DESCRIPTION OF THE TASK: Repeat everything from the first line of the listing below through the line that contains "import pandas as pd", exactly. Leave out pictures.

**** STORED DATA ****

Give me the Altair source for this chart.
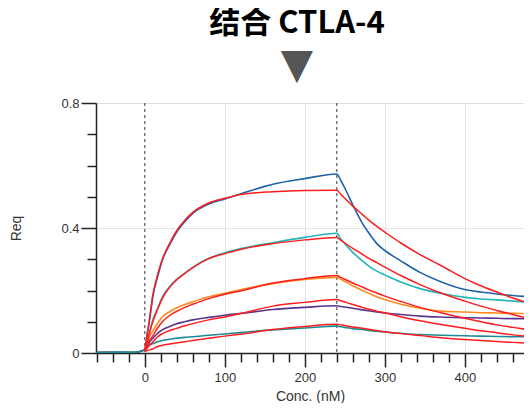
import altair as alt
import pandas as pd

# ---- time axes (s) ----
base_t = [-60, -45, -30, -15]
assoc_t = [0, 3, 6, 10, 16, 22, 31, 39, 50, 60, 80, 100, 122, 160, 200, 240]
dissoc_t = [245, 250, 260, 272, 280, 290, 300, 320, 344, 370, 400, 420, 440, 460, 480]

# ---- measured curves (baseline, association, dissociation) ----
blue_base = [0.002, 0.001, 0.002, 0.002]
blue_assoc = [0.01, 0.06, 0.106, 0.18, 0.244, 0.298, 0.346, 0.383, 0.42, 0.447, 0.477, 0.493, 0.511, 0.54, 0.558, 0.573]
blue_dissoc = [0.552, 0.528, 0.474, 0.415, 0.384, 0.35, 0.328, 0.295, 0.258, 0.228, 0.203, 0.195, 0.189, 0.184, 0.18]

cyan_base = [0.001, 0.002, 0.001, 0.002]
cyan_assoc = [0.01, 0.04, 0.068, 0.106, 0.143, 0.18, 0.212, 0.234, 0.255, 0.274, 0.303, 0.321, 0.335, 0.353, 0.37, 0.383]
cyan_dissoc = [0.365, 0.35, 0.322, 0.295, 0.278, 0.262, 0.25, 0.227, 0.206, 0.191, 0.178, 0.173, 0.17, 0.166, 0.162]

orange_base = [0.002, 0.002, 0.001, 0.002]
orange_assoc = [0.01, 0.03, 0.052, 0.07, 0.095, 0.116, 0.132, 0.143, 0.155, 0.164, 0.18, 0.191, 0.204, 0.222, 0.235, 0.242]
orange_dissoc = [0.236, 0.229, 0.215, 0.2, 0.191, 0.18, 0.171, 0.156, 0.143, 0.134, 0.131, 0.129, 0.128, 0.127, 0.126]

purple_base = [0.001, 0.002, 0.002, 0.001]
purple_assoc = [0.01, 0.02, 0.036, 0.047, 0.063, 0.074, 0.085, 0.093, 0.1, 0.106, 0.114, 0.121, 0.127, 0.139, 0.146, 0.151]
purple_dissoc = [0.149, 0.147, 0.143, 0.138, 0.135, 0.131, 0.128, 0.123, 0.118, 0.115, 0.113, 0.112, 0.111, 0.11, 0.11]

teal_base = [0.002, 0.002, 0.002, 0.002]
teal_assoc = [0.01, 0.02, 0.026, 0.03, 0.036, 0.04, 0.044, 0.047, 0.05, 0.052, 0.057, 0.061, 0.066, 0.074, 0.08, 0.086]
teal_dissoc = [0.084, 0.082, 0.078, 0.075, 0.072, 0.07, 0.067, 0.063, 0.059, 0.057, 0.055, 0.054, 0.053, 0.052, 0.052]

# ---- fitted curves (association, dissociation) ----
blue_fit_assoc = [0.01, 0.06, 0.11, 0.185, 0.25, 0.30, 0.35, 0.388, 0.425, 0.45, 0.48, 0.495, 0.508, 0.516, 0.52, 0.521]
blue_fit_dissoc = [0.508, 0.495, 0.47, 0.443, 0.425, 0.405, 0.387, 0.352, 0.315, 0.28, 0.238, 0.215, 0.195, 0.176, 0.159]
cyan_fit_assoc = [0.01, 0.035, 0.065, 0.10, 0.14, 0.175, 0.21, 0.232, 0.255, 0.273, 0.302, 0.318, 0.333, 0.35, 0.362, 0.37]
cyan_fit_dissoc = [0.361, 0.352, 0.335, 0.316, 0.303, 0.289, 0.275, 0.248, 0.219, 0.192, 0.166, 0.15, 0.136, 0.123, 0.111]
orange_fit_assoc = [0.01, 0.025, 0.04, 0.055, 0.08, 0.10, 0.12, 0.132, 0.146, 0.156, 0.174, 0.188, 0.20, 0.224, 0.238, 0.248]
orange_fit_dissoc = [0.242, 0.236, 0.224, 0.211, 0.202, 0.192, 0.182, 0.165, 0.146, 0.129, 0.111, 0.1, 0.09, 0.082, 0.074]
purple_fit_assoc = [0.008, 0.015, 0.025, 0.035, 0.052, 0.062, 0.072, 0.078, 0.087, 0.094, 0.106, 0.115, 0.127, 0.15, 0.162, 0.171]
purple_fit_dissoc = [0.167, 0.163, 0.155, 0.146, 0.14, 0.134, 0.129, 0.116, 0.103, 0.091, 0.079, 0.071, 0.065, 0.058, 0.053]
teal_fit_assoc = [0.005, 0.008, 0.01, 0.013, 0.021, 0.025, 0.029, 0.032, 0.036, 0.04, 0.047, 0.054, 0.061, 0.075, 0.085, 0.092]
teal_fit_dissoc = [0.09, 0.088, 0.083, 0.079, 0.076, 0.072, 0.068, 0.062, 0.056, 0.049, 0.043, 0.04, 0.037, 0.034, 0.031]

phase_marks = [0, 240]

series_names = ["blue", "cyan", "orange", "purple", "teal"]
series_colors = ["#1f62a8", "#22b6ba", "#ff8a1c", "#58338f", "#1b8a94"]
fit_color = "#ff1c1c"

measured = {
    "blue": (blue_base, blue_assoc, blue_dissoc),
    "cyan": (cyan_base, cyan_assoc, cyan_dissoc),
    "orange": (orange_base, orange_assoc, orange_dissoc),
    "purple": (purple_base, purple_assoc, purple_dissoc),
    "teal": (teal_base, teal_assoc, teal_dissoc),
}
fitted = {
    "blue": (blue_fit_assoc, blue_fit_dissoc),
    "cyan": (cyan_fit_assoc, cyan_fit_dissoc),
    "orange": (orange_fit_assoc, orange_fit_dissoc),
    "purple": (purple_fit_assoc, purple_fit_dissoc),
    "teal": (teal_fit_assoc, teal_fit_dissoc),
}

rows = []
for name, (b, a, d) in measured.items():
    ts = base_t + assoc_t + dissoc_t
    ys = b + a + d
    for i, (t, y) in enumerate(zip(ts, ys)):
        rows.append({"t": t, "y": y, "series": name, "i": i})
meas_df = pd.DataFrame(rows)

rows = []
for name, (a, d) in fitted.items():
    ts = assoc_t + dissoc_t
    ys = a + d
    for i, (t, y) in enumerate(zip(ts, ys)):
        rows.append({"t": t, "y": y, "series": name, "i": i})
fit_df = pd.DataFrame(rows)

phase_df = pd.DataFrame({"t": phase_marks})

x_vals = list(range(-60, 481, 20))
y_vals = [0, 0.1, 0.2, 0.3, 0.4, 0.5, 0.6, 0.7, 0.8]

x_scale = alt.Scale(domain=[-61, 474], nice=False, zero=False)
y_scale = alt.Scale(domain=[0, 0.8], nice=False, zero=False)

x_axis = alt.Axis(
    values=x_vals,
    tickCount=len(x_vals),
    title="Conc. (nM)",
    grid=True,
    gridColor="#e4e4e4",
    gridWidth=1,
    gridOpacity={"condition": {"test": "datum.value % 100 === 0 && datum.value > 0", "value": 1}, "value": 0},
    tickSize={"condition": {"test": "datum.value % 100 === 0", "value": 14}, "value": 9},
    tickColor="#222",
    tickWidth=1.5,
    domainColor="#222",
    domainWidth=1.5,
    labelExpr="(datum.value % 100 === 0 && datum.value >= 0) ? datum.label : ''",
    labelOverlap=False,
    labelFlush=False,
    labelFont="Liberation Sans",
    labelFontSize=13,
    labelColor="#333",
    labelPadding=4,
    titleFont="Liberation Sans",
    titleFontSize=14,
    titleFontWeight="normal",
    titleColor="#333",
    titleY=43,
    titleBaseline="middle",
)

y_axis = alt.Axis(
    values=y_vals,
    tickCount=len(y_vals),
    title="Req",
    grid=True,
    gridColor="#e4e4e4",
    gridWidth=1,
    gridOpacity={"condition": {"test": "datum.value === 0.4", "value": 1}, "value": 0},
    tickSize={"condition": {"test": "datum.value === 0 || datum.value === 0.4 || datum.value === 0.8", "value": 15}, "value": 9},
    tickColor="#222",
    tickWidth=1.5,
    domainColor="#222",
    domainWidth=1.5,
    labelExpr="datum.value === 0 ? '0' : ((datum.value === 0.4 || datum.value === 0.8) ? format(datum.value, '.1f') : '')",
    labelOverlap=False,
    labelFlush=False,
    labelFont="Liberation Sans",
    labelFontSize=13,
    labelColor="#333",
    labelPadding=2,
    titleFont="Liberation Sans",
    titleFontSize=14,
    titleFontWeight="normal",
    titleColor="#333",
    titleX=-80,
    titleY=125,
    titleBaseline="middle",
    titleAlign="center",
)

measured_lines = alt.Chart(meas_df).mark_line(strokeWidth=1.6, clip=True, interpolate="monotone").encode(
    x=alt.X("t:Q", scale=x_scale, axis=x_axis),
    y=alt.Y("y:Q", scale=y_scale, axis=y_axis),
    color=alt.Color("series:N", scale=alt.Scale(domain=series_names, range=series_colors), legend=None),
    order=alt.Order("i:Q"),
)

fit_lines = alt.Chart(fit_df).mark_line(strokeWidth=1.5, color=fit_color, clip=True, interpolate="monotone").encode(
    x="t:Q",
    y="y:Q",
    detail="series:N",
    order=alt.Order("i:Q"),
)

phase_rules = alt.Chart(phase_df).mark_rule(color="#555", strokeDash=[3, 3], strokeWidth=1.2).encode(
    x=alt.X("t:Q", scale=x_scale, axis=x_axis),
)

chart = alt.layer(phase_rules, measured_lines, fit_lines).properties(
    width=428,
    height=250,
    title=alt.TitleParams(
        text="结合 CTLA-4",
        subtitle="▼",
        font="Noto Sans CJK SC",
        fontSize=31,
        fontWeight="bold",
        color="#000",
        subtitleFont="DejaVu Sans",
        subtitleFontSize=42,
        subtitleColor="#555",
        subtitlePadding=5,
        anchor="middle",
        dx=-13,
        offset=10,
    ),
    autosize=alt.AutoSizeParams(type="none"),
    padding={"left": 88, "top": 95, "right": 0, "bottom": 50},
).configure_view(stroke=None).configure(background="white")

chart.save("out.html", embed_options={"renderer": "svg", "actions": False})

****

RESPONSE FOR THIS EXERCISE:
Give me the Altair source for this chart.
import altair as alt
import pandas as pd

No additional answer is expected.